*Entries shown*:

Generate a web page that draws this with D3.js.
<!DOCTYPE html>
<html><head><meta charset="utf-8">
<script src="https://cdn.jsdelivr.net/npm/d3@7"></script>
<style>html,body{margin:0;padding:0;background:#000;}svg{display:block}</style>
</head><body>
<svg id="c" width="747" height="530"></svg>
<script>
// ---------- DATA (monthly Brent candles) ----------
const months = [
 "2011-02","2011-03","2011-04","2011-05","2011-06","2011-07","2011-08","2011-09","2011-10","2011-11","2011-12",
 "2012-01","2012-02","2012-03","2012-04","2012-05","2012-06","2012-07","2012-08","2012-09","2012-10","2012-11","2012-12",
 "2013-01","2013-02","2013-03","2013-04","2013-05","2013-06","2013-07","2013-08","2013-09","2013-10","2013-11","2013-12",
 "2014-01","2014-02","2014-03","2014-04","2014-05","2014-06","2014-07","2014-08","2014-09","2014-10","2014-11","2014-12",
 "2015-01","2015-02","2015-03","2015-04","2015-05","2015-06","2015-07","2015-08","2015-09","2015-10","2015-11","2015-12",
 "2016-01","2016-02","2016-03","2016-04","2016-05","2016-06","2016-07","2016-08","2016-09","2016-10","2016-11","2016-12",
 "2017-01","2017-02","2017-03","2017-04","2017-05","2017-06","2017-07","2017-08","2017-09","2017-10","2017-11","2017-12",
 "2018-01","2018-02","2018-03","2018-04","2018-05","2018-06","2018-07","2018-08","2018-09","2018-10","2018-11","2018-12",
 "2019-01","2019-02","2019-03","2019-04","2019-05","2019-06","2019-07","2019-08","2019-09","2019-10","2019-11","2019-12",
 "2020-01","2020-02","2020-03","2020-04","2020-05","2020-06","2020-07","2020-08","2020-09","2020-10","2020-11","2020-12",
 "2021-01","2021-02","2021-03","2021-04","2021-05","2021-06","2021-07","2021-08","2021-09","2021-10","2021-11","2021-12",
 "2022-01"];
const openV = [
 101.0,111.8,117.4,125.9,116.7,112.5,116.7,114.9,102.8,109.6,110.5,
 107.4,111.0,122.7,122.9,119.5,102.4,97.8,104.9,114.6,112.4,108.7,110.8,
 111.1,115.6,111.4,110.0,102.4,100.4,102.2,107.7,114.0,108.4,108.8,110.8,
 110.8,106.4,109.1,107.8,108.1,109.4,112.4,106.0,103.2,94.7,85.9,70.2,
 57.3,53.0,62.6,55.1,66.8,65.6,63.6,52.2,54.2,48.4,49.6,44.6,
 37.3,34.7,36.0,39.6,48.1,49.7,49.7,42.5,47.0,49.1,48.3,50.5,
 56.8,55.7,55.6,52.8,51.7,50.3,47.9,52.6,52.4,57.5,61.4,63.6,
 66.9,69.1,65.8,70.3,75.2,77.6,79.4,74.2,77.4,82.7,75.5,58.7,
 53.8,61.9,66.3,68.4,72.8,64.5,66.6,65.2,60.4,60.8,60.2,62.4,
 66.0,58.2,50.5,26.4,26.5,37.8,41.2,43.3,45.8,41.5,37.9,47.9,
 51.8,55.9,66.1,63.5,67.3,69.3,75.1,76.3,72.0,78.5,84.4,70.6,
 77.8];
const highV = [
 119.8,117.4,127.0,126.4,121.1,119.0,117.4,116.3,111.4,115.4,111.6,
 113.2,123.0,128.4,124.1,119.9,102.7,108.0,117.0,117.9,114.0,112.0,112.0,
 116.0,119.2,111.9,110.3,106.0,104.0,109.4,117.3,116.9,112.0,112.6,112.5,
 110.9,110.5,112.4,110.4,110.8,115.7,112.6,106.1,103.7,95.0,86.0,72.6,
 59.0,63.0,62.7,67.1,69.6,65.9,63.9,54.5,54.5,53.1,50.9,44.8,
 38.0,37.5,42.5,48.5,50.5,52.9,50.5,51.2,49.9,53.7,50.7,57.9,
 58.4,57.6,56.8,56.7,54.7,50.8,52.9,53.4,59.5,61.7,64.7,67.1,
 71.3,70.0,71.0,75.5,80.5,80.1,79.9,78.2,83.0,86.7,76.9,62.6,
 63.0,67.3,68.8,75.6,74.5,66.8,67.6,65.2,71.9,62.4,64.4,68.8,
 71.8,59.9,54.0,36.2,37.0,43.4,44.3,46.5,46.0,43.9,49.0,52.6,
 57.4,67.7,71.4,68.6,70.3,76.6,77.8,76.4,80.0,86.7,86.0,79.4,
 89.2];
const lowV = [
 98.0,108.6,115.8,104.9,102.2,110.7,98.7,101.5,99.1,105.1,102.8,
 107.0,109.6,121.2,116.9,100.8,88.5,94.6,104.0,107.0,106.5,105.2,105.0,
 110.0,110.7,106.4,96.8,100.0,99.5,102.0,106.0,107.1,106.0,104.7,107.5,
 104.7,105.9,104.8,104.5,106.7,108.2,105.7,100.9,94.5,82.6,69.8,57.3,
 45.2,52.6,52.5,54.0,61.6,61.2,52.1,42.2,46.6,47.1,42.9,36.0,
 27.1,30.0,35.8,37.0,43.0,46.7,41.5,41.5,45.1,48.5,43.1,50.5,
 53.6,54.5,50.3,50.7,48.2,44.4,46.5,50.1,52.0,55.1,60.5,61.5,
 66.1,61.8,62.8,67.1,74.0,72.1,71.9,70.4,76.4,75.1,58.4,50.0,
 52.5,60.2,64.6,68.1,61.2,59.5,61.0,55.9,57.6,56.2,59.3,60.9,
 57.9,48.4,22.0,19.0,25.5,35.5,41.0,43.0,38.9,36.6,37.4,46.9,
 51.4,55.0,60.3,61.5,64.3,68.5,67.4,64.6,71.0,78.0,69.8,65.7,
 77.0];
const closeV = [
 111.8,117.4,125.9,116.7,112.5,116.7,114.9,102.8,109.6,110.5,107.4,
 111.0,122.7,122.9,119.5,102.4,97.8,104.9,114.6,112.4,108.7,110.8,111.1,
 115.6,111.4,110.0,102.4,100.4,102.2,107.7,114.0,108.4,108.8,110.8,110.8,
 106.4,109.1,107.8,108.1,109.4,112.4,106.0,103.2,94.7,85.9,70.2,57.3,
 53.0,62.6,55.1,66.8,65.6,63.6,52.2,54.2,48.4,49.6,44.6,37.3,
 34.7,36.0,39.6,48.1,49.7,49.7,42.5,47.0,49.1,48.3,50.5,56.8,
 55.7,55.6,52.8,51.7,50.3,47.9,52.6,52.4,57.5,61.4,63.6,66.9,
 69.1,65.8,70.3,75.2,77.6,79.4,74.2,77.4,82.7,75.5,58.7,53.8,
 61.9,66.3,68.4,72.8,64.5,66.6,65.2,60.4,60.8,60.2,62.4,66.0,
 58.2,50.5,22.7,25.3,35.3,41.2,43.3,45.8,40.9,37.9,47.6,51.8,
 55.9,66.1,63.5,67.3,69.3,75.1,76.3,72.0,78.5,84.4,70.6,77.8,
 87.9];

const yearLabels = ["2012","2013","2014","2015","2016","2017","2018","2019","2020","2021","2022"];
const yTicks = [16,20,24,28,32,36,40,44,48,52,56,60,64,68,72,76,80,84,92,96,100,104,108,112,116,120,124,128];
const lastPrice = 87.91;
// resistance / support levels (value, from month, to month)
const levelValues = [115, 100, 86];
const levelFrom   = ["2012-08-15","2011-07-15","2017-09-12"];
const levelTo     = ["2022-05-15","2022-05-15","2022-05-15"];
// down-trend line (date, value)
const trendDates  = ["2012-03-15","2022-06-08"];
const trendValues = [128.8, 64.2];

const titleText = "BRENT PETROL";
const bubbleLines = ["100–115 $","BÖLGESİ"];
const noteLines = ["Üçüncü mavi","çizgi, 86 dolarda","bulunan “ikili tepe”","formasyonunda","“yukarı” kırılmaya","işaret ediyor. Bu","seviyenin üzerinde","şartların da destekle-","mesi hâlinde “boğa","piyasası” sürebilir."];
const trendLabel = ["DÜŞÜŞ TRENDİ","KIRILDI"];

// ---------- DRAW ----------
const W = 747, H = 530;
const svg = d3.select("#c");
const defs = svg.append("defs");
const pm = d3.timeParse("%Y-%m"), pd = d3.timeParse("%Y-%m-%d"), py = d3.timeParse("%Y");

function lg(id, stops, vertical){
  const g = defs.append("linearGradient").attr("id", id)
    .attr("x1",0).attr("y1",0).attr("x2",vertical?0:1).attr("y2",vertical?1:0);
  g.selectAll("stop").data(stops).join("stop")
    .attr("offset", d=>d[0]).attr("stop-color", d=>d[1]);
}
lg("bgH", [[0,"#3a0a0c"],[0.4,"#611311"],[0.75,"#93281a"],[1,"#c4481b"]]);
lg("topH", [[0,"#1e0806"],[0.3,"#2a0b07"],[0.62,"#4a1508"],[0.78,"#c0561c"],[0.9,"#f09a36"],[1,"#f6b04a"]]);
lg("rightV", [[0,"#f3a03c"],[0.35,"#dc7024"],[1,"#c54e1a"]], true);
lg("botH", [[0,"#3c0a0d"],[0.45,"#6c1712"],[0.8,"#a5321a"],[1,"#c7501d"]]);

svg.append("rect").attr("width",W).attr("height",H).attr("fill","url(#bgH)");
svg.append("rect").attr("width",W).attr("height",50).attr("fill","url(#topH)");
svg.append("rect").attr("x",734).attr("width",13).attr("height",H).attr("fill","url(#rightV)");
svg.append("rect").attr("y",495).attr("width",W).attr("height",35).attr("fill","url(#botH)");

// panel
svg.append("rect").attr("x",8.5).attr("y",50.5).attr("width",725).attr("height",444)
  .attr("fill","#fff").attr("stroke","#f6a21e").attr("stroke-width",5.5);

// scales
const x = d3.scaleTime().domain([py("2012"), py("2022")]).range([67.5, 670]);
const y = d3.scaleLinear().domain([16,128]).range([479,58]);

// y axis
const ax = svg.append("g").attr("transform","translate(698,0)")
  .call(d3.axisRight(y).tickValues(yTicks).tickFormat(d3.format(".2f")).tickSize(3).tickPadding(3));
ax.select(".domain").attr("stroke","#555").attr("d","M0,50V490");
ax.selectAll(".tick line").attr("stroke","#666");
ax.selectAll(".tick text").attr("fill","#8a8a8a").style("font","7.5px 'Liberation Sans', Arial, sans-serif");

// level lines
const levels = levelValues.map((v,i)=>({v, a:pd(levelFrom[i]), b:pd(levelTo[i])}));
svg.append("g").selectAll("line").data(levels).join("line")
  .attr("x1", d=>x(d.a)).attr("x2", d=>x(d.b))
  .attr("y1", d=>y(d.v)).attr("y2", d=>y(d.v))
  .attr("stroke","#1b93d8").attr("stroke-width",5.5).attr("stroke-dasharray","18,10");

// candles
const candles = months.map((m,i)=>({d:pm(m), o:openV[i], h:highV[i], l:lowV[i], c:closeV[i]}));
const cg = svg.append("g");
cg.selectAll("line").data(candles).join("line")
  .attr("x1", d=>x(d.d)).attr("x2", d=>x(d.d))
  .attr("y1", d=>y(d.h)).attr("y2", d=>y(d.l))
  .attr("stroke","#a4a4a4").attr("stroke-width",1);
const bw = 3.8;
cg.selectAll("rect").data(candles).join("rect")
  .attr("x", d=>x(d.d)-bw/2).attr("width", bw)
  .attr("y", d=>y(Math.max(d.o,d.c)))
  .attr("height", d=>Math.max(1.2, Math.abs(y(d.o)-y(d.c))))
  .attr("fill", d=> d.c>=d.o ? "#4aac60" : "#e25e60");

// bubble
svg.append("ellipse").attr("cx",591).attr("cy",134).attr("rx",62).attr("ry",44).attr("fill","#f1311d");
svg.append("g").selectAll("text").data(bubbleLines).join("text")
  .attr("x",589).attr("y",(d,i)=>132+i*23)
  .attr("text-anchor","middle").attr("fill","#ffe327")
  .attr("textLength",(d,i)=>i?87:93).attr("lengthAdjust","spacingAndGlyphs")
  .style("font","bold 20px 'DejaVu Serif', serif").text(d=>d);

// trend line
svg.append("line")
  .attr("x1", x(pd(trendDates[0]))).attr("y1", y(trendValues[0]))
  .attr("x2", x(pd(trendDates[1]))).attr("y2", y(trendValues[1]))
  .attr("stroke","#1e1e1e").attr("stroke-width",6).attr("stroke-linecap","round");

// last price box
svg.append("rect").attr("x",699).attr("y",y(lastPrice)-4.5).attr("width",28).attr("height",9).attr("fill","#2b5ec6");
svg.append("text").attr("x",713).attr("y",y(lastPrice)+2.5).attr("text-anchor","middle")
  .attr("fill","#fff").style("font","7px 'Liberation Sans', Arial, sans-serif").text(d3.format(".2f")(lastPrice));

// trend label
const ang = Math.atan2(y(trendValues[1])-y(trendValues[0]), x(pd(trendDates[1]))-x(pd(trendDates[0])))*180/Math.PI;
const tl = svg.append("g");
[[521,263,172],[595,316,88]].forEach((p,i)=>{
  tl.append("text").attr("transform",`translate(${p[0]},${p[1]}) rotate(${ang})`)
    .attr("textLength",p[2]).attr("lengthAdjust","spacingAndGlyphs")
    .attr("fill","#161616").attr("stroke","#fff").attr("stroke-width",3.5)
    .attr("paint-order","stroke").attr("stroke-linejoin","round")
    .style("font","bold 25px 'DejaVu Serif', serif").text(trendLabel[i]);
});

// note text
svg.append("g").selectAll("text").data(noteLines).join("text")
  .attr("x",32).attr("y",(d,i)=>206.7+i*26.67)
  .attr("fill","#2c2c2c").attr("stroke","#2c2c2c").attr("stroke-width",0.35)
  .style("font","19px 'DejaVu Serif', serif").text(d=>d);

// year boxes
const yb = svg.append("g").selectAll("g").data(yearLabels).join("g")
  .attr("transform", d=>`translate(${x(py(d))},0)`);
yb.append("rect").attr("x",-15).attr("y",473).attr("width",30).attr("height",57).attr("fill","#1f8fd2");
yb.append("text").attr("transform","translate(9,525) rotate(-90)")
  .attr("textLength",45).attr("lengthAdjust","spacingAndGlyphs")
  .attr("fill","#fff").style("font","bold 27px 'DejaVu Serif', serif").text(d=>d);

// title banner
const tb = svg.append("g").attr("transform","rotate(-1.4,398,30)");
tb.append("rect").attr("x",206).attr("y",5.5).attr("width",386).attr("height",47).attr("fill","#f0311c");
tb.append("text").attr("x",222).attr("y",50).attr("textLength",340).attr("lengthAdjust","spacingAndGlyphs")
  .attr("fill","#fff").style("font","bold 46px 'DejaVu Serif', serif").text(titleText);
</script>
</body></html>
==
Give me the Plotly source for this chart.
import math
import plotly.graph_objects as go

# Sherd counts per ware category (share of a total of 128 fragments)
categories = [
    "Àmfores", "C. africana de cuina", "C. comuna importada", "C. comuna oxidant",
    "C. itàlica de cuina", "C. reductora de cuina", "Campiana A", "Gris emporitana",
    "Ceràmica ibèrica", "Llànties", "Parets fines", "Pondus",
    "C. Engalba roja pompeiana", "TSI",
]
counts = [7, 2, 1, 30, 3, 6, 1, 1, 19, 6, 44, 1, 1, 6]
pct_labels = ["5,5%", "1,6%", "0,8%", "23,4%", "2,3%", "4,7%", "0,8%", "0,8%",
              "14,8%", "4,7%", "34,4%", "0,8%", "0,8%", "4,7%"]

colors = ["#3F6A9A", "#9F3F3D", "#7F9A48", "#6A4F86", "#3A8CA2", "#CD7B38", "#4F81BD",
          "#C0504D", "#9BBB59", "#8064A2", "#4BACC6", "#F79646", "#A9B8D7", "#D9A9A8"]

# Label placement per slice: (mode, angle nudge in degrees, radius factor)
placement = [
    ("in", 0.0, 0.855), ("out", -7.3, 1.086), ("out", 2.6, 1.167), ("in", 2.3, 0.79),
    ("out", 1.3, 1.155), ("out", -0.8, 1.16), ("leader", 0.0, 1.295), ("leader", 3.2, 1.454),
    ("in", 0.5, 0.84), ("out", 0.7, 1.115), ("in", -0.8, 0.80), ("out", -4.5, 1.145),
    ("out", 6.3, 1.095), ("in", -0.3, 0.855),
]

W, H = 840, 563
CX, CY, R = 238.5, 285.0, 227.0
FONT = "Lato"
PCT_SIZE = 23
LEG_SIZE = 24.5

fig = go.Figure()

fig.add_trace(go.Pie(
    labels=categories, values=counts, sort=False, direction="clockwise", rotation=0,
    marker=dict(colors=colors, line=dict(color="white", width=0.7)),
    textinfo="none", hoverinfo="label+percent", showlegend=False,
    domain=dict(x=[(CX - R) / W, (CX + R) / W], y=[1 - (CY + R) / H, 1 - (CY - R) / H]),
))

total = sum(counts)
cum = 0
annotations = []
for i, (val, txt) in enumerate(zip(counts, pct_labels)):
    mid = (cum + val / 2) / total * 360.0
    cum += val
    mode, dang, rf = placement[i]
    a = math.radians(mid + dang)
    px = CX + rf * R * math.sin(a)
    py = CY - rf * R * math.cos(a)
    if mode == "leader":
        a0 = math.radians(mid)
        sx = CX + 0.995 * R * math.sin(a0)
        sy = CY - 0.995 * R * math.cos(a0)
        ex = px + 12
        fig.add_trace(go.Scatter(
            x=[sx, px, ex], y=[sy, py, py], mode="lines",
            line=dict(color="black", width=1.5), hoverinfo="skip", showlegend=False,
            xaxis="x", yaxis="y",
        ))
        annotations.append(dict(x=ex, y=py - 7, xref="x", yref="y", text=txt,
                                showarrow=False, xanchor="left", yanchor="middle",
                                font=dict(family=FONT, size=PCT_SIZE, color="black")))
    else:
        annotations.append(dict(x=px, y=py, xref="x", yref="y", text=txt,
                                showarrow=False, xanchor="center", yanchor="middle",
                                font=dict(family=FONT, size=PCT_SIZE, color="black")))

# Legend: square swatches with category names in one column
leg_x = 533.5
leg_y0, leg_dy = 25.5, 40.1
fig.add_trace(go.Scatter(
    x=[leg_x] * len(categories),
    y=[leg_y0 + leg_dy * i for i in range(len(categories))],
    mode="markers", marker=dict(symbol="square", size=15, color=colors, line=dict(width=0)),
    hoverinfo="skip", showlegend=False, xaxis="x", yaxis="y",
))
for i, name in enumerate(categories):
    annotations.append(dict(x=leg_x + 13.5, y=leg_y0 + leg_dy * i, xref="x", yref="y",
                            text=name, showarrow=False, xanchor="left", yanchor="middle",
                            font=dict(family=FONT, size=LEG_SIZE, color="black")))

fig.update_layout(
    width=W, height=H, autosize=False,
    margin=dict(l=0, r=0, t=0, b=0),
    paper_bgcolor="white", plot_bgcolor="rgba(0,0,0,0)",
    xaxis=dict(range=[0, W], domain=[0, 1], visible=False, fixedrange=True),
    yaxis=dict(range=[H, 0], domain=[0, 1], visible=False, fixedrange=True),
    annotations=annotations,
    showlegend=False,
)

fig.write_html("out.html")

*Task instructions*:
Copy all lines in the listing above where the string "with" appears.

*Result of this task*:
Generate a web page that draws this with D3.js.
# Legend: square swatches with category names in one column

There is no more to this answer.